Der Internationale Strafgerichtshof in Den Haag hatte am Freitag Haftbefehle gegen Putin und die russische Kinderrechtsbeauftragte Maria Lwowa-Belowa erlassen. Die Ermittler machen sie unter anderem für die Verschleppung ukrainischer Kinder aus den besetzten Gebieten verantwortlich. Russland erkennt das Strafgericht nicht an, allerdings haben mehr als 120 Staaten die Statuten des Gerichts unterzeichnet. Der Haftbefehl könnte die Reisepläne Putins beeinträchtigen, konkret schon im August, wenn Südafrika das Gipfeltreffen der sogenannten Brics-Staaten ausrichtet. Südafrika hat sich verpflichtet, Haftbefehle des internationalen Gerichts auszuführen.

Auch Bundesjustizminister Marco Buschmann machte in einem Gespräch mit der Bild-Zeitung deutlich, dass Deutschland verpflichtet wäre, "Präsident Putin, wenn er deutsches Territorium betritt, zu inhaftieren und an den Strafgerichtshof zu übergeben". Bundeskanzler Olaf Scholz unterstützte den Haftbefehl aus Den Haag. Der Internationale Strafgerichtshof sei "die richtige Institution, Kriegsverbrechen zu untersuchen", sagte er in Tokio. "Und es ist so, dass niemand über Recht und Gesetz steht." Auch US-Präsident Joe Biden hält die Entscheidung der Justiz "für gerechtfertigt", das Gericht habe sehr starke Argumente. Allerdings haben auch die USA das Gericht bisher nicht anerkannt.

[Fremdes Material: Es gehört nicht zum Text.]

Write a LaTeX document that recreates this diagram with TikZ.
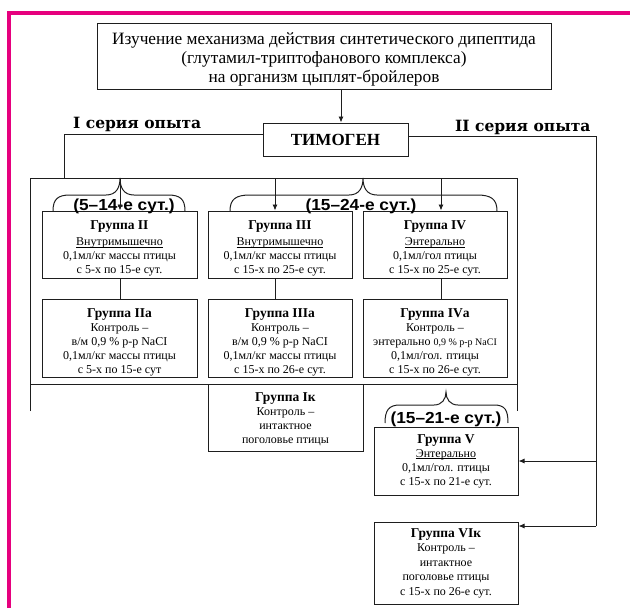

Einen Erfolg gab es am Wochenende beim umstrittenen Getreideabkommen, das am Sonntag ausgelaufen wäre, Russland und die Ukraine nun jedoch verlängert haben. Es sieht den freien Getreideexport über ukrainische Häfen vor. Nach russischen Angaben dauert die neue Laufzeit allerdings nur 60 Tage.